March 30, 2016
Shareholder engagement has become one of the most talked-about issues in corporate governance, and with good reason. In the past few years, public companies have been held up to greater scrutiny due to many factors—including the rise of shareholder activism, the continued implementation of executive compensation regulations from the SEC and Dodd-Frank, and increasingly stringent guidelines from institutional investors and proxy advisors. If companies are not forthright and transparent about executive compensation practices and ever-increasing shareholder proposals, they risk unrest in their stakeholder bases.
As a result of these trends, open discussion of shareholder engagement in proxy statements has been on a steady climb. In the S&P 100 alone, the number of companies who disclosed investor outreach increased from two to 55 since 2011. Among the larger S&P 500 index, 32.3% of companies included this in their 2015 proxy statements, nearly doubling in the past five years.
Companies have made a strong move toward shareholder engagement to communicate directly with their investors, rather than letting other—often louder—voices drown them out.

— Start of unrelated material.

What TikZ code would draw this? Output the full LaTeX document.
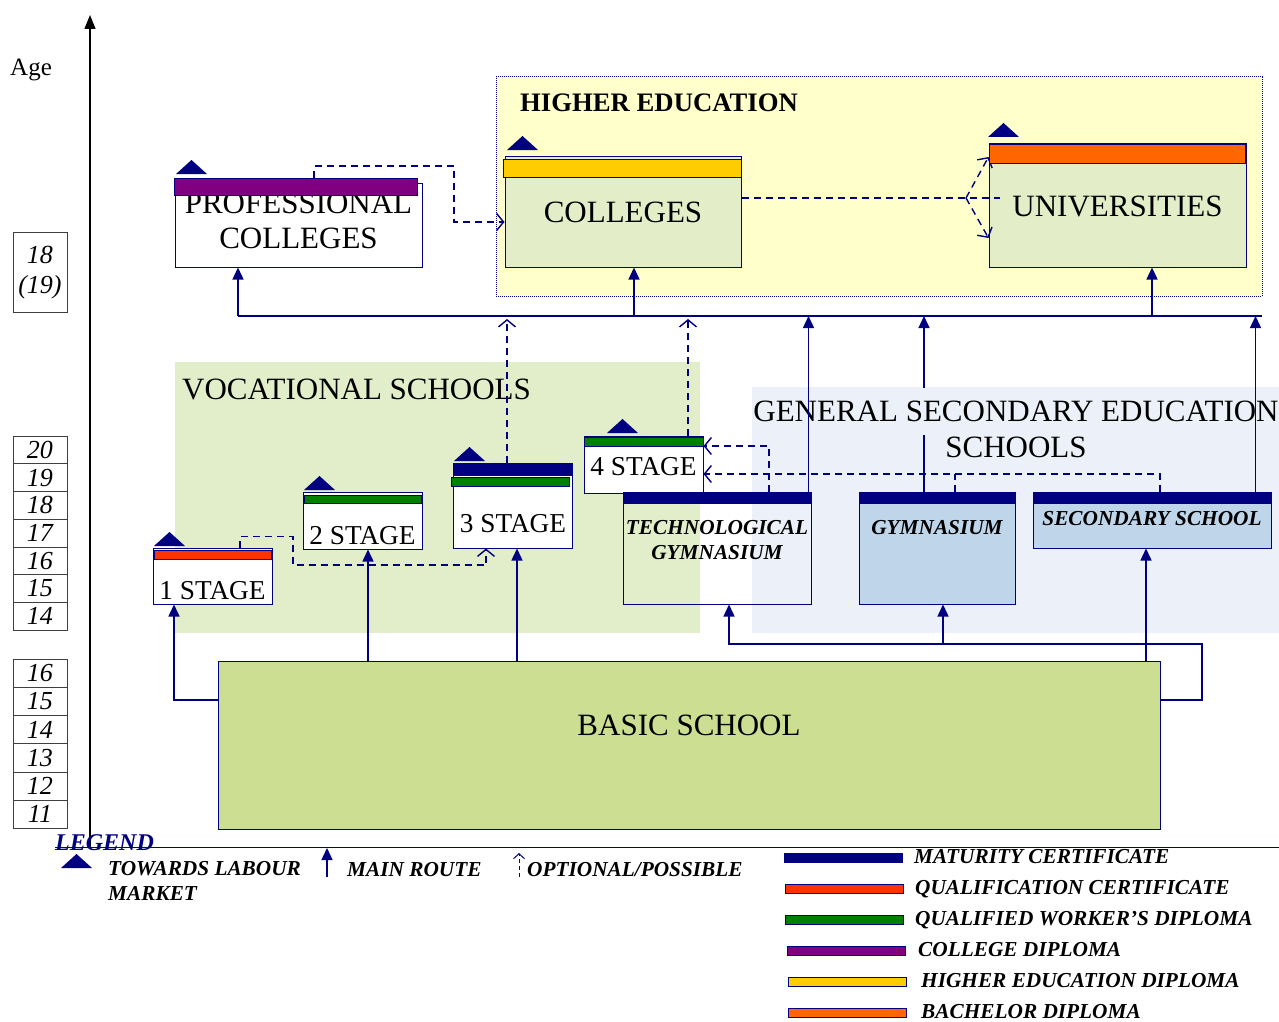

As Ron Schneider, Director of Corporate Governance Services at RR Donnelley aptly noted on a recent Equilar webinar, “If you don’t tell your story, someone else will tell it for you.”
For the most part, shareholder engagement communications through the proxy statement have been reactive, typically in direct response to negative outcomes such as failing Say on Pay votes. For example, both Chipotle and Hasbro failed Say on Pay in 2014, and each of them noted their specific shareholder engagement outreach efforts over the following year in their 2015 proxy statements. As result of those changes based on investor feedback, both passed with flying colors at last year’s shareholder meetings.
Notably, Chipotle’s precipitously falling stock price put the company’s co-CEOs in a complicated situation again this year. According to Chipotle’s 2016 proxy statement (pp. 50-51, filed 03/24/16), the executives lost their bonus opportunities for 2015, but at the same time were also granted performance shares in the beginning of 2016 amid concerns of a “misalignment of shareholder returns and executive compensation.” Ideally, these grants incentivize the CEOs to increase the company’s stock price, which shareholders care deeply about for obvious reasons. The executives have to get the stock price back to $700 in the next three years otherwise they will not receive any payout from this award, and with the company’s stock closing at $471 on Thursday, March 24, this will be a challenge. The affect on the company’s Say on Pay vote remains to be seen, but this gesture is consistent with direct engagement and concern for shareholder outcome when considering executive compensation.
As the shareholder engagement process becomes more entrenched in corporate culture, outreach is shifting to proactive as opposed to reactive. In contrast to the responsive disclosures from regarding negative Say on Pay votes, Allstate Corporation's proxy statement (p.26, filed 04/06/2015) visually presented its ongoing engagement cycle.
Though this cycle displays generalities, it highlights how the company connects directly with investors throughout the year. Because there is not a clear cut way on how to disclose this information companies get to choose how they want to present this topic, whether that is visually, a quick mention or an entire section. As shareholder engagement continues to gain attention from the public it will be interesting to see how companies highlight this topic in their proxies.